Source code of charts
________________

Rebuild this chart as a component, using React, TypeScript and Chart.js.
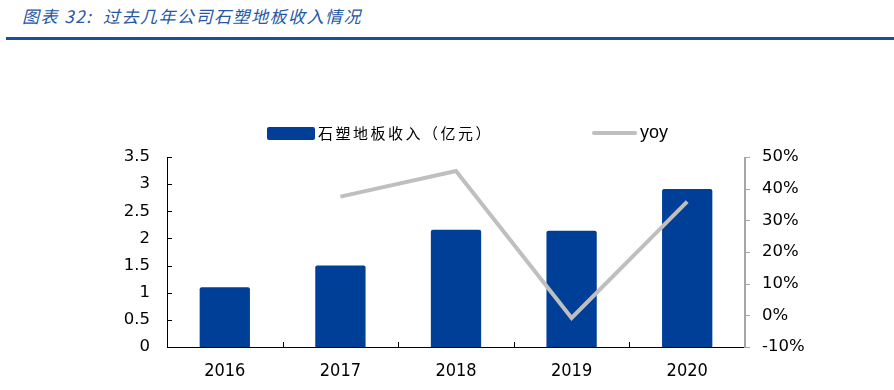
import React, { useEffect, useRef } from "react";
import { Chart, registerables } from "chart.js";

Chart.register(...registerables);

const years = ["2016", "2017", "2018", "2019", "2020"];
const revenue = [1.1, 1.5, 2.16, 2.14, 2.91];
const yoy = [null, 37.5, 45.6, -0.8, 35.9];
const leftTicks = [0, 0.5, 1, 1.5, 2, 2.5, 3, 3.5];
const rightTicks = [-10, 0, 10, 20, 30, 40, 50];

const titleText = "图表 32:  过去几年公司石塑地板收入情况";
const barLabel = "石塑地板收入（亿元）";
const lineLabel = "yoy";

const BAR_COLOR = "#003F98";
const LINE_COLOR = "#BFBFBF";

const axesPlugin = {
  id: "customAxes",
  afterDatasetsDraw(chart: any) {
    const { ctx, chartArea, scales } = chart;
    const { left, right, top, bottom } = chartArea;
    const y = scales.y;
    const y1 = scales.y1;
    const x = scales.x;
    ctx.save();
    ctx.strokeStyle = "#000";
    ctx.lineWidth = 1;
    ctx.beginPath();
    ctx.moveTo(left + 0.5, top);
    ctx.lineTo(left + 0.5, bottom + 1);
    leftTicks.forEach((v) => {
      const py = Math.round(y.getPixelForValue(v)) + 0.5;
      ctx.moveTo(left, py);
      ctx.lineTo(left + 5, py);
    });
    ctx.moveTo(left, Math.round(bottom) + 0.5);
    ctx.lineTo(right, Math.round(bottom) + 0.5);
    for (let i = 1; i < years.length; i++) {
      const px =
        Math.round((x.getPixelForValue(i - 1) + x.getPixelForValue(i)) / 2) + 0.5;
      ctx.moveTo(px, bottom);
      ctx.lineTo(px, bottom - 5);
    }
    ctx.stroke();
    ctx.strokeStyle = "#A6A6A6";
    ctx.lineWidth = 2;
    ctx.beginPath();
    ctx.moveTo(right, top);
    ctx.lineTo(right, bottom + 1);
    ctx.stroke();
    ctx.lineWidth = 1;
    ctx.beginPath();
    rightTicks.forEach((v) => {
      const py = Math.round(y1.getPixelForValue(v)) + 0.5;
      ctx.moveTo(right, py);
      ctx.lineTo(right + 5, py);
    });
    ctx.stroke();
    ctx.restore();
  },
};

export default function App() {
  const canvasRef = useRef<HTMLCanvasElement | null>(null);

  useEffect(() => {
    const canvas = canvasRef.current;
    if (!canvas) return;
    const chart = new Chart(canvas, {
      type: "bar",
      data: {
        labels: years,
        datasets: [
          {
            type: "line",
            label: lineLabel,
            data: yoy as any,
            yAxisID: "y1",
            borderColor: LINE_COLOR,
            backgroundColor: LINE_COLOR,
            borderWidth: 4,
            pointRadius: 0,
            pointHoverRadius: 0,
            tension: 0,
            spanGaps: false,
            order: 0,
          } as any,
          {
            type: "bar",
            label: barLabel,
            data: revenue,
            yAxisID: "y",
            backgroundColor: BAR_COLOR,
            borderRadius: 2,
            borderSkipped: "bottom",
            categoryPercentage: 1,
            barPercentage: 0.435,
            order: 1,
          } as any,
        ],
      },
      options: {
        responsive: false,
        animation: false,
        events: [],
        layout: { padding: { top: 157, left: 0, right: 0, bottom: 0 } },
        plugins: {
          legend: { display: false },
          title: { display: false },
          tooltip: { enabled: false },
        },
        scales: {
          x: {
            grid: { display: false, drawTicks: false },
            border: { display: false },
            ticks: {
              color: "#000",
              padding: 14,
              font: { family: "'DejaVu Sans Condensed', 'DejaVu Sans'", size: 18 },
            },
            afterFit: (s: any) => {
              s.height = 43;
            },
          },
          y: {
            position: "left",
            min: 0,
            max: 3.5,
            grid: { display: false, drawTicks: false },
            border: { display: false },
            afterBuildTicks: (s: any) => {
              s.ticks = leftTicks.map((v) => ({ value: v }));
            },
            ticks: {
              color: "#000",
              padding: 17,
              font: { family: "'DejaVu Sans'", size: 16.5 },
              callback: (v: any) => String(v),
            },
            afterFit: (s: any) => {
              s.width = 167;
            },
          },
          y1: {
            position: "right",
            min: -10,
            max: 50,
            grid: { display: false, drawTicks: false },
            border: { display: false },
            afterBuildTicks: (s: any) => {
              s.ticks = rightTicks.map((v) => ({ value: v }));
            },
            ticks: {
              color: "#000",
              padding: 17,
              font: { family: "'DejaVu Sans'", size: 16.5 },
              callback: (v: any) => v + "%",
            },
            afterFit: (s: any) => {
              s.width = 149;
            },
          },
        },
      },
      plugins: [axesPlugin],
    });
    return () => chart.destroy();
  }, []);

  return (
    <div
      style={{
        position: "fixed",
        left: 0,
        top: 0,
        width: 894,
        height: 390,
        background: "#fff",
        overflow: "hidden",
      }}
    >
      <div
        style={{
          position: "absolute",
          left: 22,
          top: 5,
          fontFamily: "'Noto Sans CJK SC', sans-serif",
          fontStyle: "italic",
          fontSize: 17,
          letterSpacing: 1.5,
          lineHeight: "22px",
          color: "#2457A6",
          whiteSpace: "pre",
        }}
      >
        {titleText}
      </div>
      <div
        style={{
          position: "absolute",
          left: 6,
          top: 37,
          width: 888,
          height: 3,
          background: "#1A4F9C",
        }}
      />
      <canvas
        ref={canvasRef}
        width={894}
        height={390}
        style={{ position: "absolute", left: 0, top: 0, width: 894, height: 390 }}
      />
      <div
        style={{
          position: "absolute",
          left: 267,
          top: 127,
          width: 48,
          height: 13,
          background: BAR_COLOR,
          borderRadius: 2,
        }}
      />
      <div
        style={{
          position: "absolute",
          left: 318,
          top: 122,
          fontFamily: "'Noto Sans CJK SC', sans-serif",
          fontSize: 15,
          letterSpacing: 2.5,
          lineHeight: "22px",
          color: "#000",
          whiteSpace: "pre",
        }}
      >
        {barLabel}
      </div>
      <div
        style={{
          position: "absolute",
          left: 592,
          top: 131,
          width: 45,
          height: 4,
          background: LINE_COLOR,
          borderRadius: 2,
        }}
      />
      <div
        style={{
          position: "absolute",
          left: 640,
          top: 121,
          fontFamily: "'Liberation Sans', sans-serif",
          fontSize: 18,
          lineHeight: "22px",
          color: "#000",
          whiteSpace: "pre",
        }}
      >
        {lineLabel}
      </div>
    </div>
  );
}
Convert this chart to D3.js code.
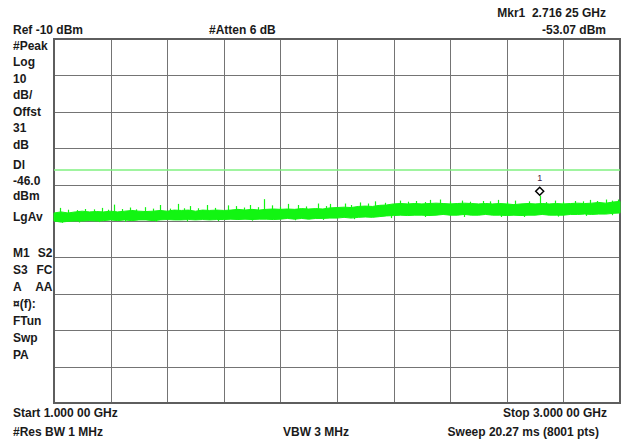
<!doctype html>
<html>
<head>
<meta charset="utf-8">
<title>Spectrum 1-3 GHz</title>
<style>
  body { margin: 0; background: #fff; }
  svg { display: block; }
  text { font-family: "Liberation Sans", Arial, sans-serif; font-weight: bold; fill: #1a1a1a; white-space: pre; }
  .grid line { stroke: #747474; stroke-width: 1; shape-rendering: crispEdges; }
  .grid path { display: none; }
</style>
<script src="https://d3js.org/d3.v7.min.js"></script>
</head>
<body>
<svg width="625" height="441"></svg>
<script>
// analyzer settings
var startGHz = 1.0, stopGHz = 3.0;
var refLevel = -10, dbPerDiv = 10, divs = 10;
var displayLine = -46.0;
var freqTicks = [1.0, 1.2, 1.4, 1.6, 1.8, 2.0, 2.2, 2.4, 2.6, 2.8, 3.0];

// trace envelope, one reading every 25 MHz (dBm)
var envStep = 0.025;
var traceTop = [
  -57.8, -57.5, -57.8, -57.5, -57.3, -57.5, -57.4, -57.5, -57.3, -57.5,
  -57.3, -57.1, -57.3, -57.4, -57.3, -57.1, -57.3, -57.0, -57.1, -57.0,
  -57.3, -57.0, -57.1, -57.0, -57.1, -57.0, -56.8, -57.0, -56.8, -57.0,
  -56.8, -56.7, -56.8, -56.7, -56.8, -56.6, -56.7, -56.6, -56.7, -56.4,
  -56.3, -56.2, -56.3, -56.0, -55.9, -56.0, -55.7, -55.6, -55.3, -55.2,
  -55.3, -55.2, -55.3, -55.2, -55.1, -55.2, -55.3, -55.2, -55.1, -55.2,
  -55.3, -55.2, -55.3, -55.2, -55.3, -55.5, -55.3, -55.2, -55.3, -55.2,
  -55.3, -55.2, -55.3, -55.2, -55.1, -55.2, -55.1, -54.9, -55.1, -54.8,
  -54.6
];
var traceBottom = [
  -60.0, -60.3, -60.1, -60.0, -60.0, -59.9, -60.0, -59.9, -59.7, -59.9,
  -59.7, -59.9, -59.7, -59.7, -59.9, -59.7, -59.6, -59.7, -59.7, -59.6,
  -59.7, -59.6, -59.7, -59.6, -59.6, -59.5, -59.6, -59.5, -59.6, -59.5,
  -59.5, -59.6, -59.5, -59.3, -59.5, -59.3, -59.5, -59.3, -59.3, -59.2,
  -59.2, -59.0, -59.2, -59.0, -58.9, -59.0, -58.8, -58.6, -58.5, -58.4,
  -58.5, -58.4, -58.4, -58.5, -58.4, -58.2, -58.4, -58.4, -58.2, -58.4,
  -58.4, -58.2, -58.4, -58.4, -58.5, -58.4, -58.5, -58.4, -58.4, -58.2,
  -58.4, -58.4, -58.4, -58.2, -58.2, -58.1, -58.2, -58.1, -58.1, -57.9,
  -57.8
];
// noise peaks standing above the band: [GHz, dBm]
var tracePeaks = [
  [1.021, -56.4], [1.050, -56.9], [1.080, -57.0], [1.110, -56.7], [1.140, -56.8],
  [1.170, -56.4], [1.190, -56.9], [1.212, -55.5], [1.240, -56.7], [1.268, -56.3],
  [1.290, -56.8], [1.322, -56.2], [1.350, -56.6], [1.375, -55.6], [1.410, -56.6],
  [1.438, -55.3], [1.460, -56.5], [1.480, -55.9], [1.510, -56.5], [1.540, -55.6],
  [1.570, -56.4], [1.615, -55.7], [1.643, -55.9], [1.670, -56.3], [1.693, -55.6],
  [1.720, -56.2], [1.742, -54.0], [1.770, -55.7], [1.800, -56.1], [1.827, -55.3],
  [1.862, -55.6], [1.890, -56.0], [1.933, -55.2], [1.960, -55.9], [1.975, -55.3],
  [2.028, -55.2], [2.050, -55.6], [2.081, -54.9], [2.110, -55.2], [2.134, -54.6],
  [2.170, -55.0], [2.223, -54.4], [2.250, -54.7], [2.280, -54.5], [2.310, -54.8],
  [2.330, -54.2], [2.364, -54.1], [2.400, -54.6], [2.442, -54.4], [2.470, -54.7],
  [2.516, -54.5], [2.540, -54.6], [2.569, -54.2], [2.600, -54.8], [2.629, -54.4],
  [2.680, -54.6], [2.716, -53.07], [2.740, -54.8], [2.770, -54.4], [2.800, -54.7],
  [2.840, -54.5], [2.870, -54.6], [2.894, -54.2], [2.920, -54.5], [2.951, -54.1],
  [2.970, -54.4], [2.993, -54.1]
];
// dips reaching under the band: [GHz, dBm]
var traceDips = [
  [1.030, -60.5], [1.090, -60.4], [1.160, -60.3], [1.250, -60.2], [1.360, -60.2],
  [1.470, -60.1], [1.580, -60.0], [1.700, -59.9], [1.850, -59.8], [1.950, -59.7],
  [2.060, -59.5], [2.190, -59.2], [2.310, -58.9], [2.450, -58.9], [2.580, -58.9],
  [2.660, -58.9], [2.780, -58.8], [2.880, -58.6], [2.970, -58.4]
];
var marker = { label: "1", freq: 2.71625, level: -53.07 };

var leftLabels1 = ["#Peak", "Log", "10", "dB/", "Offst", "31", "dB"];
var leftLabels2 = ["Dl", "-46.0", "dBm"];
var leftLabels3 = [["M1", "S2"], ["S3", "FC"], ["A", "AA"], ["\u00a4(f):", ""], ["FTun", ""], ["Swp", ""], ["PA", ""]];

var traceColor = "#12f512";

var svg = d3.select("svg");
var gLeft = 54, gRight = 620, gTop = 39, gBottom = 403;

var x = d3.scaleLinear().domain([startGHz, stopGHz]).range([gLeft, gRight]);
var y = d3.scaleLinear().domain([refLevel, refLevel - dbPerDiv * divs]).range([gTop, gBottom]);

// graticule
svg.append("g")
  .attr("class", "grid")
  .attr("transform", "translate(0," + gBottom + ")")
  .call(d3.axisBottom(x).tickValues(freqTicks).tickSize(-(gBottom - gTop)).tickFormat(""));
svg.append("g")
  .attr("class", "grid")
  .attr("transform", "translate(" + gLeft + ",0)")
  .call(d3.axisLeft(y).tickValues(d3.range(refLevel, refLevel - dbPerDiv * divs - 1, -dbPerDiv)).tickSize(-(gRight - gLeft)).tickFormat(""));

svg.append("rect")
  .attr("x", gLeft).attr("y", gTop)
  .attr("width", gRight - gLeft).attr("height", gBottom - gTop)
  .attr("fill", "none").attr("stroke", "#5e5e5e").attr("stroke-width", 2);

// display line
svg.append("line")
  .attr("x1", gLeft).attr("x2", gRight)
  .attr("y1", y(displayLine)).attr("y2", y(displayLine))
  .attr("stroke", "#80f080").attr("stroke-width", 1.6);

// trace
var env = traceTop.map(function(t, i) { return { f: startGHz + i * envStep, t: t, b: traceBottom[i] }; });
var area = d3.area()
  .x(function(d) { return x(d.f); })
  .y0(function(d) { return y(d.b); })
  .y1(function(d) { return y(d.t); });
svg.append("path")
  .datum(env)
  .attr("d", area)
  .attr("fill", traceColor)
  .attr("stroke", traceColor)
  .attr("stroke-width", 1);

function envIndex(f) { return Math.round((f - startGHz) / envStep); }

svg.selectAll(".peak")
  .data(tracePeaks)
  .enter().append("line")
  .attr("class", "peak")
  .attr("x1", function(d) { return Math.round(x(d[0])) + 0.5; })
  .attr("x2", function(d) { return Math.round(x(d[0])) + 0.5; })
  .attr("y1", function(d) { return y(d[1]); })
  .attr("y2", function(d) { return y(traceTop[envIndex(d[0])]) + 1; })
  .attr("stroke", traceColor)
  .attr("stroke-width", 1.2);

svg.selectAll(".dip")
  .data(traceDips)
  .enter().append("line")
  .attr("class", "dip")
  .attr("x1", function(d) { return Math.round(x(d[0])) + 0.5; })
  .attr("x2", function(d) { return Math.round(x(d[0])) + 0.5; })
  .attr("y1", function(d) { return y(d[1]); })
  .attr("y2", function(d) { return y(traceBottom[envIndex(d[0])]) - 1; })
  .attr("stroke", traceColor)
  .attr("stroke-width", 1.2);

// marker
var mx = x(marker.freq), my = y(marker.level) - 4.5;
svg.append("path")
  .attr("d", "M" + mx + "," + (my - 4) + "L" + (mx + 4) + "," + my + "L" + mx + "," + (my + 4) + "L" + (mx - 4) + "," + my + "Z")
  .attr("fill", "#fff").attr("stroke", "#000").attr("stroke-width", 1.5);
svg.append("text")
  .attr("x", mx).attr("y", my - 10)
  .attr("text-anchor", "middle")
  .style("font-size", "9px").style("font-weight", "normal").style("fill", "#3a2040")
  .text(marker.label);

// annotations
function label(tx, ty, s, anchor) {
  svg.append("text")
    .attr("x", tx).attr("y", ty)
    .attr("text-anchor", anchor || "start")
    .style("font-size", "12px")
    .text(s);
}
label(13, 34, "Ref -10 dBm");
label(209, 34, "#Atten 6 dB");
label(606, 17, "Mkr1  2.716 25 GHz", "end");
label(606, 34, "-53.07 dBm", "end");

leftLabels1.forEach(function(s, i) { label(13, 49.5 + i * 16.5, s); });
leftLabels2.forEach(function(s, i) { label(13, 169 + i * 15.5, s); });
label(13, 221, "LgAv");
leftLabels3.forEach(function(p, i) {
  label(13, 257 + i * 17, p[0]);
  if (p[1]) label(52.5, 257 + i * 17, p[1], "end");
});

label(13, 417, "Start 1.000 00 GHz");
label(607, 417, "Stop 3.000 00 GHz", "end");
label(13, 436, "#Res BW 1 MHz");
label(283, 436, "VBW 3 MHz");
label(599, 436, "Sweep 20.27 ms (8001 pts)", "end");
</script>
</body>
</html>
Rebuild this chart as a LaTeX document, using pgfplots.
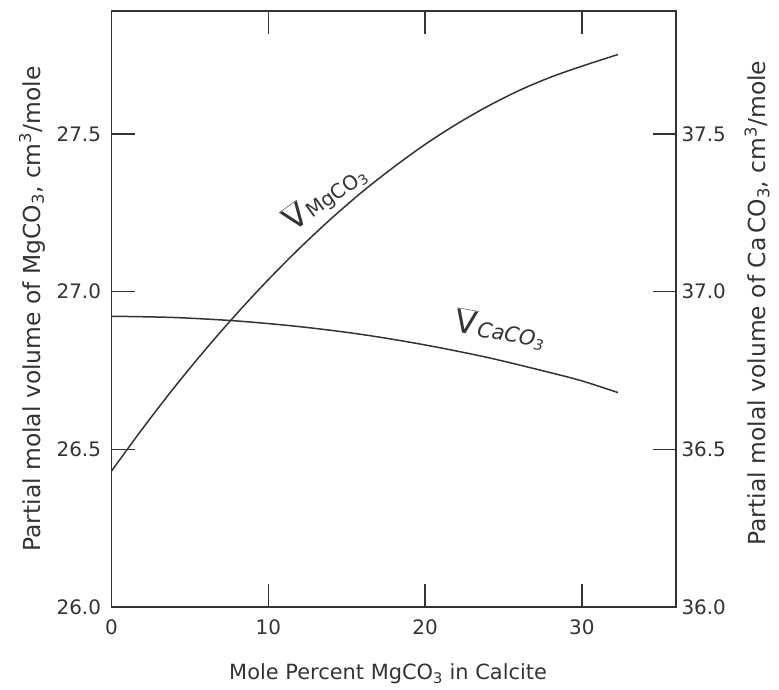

________________

▸ **TO BE DONE**
Begin at the first line of the material and copy each line exactly through the one containing "Chart.register(...registerables);". Omit pictures.

▸ **WRITTEN ANSWER**
Rebuild this chart as a component, using React, TypeScript and Chart.js.
import React, { useEffect, useRef } from "react";
import { Chart, registerables } from "chart.js";

Chart.register(...registerables);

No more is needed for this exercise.